# WHAT YOU SHOULD DO
Below are several records. Retype exactly those lines running from the one with "Rebuild this chart" through the one with "W, H = 685, 259", end lines included, and no others.

[Figure scripts]
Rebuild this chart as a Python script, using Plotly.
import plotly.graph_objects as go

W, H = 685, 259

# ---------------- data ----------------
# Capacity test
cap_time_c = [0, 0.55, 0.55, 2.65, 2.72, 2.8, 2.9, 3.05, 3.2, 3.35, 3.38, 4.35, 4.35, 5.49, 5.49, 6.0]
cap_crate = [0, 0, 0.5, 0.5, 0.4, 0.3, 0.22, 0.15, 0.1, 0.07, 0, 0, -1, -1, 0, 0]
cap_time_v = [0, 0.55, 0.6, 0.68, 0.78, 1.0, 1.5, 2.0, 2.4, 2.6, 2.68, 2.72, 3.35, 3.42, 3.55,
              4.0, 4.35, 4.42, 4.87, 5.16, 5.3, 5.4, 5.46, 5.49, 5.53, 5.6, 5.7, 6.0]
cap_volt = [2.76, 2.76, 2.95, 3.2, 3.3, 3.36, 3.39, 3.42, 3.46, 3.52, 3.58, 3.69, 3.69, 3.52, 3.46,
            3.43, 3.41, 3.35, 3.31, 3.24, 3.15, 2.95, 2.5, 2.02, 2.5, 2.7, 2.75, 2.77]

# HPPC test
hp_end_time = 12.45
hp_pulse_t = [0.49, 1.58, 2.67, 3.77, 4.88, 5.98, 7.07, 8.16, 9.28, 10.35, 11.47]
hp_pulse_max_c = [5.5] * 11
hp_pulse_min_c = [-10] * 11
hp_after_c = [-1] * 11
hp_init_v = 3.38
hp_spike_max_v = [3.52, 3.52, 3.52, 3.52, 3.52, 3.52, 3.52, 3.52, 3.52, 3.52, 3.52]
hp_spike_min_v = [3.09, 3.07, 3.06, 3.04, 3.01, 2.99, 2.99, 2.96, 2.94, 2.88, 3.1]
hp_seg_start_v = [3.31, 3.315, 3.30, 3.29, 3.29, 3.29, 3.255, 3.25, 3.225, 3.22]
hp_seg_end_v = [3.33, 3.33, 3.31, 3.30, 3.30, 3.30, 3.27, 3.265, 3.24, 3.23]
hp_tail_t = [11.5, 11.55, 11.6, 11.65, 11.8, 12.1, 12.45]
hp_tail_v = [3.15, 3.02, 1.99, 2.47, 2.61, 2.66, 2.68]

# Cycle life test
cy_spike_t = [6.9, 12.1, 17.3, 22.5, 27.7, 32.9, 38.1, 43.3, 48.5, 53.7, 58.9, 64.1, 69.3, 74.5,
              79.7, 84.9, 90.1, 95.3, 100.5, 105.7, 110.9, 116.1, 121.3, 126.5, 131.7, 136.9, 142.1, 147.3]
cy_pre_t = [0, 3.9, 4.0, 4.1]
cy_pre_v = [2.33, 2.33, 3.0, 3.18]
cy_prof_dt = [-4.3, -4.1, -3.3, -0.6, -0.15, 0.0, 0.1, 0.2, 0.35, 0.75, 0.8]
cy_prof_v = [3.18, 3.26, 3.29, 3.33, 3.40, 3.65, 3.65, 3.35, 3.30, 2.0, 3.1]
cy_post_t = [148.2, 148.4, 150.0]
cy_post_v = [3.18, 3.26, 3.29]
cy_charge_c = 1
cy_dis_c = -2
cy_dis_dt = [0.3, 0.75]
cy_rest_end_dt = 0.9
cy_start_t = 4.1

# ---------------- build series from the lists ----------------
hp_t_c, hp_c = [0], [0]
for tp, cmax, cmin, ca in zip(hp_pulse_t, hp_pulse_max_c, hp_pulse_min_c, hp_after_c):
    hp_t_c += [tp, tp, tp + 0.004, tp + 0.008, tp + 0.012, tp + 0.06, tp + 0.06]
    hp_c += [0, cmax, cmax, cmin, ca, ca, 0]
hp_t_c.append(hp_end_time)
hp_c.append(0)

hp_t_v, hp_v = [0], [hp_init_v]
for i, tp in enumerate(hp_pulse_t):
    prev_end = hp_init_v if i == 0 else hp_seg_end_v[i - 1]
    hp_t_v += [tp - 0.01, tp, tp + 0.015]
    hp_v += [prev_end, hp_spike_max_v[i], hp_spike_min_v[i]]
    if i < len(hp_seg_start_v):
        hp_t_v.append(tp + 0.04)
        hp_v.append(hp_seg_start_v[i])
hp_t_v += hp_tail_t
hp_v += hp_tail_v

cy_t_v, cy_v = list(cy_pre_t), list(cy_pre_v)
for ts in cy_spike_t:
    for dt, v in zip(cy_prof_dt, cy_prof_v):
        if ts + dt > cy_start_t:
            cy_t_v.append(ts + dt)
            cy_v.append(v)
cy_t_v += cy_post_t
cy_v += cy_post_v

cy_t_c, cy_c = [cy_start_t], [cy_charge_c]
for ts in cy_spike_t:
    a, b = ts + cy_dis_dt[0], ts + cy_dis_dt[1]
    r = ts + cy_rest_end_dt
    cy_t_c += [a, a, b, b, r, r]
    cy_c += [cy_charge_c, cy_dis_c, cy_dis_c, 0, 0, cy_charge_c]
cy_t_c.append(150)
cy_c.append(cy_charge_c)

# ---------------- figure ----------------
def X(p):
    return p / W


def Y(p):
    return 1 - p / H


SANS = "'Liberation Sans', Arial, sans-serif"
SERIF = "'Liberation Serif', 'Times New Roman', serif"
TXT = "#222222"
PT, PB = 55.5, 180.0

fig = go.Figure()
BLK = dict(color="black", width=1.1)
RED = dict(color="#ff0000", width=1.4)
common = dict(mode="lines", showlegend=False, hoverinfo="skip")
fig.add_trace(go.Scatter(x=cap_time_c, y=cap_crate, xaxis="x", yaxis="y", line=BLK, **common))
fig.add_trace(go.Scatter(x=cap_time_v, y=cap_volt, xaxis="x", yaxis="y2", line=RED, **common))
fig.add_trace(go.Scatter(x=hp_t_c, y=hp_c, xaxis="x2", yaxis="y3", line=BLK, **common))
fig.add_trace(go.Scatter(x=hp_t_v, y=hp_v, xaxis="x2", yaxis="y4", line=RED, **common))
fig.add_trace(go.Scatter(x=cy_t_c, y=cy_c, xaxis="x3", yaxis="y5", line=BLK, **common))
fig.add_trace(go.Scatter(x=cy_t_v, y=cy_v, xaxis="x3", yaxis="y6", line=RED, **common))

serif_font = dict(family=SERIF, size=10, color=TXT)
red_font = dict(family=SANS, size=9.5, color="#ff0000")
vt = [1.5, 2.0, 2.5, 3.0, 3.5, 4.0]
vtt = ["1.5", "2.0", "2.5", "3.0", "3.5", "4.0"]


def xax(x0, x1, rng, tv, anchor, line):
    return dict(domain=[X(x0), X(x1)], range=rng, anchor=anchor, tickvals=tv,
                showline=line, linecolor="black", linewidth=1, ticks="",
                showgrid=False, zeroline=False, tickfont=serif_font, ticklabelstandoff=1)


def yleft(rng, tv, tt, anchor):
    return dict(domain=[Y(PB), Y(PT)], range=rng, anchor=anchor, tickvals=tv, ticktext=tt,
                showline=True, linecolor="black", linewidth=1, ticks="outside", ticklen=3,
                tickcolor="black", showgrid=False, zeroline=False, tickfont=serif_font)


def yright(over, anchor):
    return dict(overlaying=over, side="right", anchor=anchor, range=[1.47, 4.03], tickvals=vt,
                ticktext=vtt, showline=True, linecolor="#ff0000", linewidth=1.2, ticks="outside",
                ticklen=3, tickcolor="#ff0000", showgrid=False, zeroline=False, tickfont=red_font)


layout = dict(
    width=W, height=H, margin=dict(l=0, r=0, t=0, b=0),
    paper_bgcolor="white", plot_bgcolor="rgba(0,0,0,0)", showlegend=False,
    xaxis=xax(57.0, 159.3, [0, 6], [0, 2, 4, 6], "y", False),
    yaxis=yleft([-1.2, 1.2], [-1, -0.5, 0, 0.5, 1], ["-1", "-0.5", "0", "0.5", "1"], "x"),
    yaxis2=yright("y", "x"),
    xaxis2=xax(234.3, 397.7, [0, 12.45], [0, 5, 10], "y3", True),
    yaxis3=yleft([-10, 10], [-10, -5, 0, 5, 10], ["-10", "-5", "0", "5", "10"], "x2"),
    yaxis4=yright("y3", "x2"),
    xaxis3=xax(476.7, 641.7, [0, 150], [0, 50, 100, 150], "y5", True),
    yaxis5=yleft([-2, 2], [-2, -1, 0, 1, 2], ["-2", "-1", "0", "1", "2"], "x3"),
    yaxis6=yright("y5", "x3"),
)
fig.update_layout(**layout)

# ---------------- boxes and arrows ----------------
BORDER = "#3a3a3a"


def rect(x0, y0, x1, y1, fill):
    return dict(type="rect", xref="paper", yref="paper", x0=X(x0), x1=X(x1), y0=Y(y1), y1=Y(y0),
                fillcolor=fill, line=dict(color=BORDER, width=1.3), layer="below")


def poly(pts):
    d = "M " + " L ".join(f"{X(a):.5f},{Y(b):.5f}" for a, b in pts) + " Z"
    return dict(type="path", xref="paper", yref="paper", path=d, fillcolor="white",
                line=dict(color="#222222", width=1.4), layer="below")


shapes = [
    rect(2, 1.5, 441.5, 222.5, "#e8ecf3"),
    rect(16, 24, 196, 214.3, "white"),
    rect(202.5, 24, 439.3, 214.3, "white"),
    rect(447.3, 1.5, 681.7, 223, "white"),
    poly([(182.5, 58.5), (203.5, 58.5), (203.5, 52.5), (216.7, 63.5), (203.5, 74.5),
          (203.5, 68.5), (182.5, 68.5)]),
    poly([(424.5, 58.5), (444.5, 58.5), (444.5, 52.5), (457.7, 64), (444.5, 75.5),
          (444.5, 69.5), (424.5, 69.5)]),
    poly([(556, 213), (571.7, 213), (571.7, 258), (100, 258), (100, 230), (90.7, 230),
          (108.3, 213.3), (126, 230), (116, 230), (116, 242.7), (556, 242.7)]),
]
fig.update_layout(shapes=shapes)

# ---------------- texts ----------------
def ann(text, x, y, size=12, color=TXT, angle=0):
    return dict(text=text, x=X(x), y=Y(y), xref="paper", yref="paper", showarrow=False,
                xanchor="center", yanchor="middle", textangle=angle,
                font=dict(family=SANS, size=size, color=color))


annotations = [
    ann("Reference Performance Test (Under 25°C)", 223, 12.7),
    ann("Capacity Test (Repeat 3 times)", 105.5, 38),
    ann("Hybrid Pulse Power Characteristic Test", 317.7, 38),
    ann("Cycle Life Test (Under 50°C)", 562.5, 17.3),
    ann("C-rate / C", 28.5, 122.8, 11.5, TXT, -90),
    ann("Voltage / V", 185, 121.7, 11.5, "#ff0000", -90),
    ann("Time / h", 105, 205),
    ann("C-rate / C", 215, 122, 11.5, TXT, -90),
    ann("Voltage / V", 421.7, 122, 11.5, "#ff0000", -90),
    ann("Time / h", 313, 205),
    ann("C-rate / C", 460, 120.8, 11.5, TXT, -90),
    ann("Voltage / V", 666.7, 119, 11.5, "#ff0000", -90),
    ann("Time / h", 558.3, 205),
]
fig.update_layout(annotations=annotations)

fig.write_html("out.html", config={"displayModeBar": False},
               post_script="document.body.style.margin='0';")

---

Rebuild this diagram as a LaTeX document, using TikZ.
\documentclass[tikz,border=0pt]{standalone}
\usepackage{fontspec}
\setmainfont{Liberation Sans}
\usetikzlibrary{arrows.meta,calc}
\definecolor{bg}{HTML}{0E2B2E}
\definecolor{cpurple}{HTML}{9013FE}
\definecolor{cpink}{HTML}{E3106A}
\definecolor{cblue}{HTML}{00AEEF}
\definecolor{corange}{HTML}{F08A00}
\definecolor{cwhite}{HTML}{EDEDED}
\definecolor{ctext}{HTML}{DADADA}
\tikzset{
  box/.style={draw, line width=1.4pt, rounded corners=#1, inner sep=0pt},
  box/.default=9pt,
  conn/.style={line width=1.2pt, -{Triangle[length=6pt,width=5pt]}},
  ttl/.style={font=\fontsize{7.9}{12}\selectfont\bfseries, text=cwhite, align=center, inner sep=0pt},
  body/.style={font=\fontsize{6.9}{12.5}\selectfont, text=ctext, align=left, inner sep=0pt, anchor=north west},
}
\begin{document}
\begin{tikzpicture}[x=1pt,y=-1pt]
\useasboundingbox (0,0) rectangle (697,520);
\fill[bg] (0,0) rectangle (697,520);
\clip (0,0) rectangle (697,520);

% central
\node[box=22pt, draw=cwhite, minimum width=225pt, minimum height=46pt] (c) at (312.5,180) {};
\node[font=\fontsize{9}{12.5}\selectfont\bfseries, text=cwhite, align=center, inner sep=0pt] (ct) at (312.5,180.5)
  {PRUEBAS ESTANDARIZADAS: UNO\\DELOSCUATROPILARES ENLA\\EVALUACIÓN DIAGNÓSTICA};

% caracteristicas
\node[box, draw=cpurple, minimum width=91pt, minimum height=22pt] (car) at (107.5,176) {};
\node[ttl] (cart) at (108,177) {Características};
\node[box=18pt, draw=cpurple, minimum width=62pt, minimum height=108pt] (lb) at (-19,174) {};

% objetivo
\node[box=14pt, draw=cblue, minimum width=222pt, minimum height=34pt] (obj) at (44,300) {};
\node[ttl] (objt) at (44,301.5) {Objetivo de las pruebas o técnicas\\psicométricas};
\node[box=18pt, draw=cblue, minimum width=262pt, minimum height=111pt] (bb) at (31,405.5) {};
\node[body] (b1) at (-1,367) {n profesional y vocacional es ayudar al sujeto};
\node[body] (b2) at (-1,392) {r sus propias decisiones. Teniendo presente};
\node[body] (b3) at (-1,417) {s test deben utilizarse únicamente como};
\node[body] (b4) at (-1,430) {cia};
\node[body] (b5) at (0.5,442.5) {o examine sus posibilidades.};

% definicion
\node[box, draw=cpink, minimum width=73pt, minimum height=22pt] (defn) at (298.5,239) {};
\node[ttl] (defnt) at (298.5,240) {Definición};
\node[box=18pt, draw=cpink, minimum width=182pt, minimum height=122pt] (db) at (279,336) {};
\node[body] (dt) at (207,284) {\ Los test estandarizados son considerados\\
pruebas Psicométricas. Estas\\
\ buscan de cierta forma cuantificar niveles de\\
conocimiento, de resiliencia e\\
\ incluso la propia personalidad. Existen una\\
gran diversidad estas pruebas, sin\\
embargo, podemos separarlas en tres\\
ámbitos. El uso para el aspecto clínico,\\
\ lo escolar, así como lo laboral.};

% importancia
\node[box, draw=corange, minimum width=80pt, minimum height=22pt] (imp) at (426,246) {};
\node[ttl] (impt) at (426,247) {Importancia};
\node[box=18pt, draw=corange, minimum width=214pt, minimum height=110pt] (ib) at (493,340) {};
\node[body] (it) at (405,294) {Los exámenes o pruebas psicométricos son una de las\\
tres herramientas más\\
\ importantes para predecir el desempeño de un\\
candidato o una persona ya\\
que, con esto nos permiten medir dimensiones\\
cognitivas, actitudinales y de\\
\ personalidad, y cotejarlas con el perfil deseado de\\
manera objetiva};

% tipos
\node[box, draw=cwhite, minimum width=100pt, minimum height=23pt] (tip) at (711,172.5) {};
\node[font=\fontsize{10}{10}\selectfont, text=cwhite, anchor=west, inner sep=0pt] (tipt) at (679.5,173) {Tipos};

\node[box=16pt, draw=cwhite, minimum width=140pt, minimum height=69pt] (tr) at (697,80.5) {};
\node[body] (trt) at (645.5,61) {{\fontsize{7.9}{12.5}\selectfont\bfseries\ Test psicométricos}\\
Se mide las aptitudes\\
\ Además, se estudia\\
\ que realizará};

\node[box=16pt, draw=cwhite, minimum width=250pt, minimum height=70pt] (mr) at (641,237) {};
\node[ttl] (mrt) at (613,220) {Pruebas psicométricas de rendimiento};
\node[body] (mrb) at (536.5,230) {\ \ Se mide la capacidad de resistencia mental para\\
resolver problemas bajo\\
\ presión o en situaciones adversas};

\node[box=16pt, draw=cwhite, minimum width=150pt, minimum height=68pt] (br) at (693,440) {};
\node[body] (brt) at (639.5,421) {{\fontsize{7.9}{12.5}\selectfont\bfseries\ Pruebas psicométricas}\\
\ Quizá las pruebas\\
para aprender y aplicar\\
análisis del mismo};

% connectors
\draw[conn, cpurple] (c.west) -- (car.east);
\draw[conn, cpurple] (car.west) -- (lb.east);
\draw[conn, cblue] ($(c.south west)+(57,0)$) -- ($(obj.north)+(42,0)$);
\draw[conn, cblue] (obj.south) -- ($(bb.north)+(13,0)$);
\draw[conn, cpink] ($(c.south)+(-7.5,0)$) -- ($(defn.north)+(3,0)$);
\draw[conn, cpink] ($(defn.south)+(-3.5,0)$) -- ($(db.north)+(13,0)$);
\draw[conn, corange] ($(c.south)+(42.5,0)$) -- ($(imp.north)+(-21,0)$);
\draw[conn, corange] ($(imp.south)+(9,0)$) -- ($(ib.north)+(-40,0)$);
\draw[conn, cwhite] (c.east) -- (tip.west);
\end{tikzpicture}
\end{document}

# TASK ANSWER
Rebuild this chart as a Python script, using Plotly.
import plotly.graph_objects as go

W, H = 685, 259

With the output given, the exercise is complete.